Identify all lines in the listing that include the word "this", and copy them out.

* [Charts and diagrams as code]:
+--
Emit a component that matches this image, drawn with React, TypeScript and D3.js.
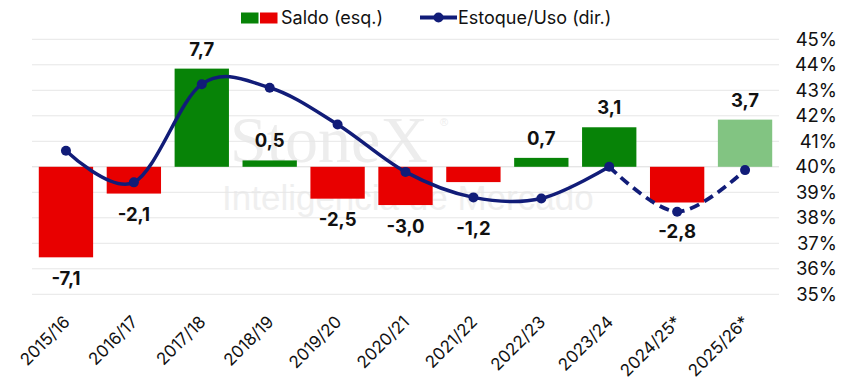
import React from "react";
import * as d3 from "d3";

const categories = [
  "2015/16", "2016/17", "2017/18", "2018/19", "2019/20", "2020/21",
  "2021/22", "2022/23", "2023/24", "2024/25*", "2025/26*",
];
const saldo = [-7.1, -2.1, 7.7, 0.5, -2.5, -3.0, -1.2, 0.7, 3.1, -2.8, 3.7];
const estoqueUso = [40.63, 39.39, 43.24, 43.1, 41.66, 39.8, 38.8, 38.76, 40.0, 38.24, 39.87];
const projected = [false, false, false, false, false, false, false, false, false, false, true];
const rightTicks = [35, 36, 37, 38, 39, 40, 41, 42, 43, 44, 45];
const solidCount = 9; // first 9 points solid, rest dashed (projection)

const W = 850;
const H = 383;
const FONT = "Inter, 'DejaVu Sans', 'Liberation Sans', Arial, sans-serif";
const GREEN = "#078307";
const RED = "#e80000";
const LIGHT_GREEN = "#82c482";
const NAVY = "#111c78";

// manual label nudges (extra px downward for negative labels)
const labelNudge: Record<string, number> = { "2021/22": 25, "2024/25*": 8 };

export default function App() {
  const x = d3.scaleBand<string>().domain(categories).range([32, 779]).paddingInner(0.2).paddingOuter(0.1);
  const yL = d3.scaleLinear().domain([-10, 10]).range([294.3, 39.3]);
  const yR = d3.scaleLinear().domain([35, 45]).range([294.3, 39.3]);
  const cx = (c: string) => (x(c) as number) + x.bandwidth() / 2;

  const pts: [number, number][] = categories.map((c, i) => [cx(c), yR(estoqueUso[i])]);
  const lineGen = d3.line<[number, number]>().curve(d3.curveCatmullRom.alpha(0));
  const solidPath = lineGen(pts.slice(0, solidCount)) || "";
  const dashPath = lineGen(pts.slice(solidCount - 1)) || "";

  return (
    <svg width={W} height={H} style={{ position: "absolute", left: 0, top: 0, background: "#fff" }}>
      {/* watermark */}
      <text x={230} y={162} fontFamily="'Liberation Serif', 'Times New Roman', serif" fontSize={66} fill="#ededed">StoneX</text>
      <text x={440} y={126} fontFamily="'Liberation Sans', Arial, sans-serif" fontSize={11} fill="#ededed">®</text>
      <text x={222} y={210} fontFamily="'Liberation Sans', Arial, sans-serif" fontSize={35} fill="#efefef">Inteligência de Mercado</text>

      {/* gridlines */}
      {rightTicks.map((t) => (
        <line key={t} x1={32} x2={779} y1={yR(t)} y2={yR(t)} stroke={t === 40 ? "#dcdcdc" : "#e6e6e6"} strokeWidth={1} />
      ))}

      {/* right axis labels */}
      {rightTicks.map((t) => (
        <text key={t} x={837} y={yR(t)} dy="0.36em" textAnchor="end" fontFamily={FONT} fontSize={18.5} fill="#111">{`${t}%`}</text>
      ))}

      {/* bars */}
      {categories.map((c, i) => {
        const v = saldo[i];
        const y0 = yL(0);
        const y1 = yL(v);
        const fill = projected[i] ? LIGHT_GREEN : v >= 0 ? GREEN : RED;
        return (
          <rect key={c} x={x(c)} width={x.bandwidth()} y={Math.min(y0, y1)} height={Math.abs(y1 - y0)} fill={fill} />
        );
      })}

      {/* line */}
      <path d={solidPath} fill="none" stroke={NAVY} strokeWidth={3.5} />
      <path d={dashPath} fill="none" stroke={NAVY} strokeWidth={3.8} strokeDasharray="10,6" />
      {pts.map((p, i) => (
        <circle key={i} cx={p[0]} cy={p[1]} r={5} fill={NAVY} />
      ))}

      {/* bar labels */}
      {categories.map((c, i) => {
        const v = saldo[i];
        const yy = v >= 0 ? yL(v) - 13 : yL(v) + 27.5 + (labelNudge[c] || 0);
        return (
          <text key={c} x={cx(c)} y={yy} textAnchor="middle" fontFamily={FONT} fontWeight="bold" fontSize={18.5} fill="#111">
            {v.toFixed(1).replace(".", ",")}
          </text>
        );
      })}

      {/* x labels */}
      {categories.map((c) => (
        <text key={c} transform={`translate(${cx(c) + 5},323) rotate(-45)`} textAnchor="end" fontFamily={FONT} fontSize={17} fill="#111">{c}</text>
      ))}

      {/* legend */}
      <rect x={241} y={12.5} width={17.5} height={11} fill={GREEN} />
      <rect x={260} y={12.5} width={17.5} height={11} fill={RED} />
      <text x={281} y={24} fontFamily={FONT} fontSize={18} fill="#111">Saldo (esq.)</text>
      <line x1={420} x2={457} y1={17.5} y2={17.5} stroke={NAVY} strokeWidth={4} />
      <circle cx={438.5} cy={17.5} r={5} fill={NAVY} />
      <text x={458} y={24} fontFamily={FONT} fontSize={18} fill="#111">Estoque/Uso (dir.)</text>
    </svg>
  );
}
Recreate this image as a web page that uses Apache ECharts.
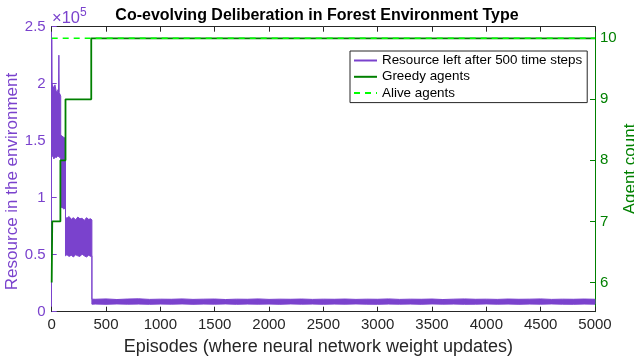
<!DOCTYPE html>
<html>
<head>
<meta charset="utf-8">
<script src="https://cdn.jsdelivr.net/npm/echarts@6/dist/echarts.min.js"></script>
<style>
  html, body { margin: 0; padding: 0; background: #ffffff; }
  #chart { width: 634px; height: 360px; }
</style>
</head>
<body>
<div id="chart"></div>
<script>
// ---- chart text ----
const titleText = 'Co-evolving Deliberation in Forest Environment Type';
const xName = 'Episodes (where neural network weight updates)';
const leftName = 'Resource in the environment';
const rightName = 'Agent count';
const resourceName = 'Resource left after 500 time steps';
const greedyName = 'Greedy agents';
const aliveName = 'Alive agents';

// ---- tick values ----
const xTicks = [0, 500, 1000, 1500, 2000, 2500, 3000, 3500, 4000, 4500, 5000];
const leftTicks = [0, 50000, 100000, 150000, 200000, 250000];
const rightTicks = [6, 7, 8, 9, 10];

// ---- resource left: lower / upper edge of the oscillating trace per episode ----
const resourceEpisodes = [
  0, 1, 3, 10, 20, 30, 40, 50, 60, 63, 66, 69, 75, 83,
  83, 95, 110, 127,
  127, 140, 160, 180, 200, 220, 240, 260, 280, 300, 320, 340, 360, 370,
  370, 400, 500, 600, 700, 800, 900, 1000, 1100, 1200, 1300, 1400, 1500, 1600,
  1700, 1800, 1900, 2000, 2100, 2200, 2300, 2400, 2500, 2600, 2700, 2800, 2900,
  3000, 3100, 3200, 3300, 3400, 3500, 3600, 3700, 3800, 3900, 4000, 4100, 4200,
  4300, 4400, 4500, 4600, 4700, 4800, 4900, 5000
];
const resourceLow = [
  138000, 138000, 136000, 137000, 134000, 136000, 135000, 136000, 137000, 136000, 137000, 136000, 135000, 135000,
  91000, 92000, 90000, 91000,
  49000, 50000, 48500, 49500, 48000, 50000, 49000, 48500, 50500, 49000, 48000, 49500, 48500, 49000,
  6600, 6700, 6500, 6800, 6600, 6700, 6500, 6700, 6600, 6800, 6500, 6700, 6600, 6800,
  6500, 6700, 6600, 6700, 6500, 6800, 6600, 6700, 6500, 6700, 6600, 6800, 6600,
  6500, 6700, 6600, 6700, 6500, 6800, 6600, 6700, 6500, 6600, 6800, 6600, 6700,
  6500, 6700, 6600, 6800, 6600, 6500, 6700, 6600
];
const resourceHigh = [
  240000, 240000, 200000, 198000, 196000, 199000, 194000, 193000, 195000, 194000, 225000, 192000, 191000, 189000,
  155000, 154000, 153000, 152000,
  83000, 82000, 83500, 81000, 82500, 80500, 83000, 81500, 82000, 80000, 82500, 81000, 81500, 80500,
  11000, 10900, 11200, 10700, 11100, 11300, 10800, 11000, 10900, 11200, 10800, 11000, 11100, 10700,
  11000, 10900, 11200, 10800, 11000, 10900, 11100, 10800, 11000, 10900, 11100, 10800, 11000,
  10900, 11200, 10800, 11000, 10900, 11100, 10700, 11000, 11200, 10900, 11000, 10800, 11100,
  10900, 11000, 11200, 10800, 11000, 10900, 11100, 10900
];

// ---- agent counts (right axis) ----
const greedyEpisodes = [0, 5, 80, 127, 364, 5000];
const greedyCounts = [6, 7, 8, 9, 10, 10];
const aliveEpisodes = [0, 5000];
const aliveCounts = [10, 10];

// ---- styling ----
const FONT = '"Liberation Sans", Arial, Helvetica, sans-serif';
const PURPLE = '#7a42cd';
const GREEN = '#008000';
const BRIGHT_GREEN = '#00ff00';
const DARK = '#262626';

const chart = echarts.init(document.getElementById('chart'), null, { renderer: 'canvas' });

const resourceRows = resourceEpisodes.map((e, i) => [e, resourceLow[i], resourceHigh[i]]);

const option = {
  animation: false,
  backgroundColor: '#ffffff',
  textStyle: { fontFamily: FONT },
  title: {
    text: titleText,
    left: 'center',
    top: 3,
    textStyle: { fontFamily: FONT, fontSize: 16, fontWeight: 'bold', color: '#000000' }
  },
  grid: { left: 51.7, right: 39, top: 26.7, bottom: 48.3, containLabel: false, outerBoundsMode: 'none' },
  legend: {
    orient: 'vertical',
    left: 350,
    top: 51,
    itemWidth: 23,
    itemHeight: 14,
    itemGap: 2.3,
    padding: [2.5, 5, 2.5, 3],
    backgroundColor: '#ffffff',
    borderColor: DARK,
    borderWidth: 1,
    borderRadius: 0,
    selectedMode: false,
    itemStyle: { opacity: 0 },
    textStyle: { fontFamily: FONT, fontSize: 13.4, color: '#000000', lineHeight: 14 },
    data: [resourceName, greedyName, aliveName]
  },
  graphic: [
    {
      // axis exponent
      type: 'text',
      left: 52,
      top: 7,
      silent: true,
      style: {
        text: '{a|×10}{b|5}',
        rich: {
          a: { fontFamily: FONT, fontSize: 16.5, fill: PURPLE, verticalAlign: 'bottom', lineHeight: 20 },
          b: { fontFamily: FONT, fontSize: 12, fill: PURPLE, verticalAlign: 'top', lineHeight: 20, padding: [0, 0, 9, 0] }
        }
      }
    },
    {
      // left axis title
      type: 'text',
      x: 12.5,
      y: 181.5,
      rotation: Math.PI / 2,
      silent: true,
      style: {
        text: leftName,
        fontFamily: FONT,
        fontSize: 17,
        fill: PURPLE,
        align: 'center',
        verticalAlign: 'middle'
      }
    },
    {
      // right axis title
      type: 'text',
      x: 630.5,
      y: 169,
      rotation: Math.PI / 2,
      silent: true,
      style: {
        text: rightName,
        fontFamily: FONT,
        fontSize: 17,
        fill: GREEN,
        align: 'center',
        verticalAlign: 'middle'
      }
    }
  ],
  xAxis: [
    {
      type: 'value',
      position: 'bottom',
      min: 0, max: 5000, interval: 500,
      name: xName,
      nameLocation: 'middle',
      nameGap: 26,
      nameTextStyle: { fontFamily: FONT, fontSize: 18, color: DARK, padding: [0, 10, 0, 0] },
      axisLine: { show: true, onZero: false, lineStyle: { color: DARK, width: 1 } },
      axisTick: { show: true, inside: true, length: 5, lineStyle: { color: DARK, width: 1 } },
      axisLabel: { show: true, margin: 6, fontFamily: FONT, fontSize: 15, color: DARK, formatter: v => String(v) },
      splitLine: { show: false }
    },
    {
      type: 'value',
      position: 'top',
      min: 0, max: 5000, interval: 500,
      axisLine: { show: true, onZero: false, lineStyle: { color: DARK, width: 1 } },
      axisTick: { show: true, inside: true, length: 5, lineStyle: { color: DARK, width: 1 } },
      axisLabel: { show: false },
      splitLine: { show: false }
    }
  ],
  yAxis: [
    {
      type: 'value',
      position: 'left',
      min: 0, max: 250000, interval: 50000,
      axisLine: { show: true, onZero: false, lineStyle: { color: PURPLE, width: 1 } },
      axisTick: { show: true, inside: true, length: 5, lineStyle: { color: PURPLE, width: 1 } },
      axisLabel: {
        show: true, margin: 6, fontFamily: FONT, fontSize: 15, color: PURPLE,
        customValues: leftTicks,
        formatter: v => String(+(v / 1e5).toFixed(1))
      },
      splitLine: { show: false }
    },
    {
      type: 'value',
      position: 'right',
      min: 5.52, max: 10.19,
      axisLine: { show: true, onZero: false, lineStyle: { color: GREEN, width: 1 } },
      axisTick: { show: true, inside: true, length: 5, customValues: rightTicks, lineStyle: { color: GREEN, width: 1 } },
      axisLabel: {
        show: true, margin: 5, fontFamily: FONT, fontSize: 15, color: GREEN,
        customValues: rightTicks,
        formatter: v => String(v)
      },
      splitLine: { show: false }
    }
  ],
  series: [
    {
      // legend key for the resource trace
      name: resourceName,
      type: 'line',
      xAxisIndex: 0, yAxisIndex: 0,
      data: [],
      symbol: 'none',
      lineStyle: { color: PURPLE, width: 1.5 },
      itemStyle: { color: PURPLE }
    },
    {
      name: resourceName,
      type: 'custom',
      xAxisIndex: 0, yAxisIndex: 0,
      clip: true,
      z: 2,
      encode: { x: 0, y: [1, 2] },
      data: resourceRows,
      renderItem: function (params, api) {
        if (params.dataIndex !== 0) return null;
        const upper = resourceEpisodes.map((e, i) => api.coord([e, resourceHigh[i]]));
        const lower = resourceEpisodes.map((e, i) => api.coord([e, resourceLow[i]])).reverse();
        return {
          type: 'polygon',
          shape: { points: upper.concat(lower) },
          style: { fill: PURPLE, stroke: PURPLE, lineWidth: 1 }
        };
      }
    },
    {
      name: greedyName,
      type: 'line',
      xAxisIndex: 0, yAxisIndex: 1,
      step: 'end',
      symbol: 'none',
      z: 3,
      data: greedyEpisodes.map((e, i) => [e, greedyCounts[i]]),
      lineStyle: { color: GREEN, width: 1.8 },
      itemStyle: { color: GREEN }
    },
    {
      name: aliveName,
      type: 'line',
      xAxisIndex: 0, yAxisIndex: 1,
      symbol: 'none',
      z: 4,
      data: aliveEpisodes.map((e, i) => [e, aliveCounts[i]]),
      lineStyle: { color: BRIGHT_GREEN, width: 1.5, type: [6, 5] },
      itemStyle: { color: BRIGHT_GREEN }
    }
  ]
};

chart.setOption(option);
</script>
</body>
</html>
+--
* [TASK RESULT]:
Emit a component that matches this image, drawn with React, TypeScript and D3.js.
Recreate this image as a web page that uses Apache ECharts.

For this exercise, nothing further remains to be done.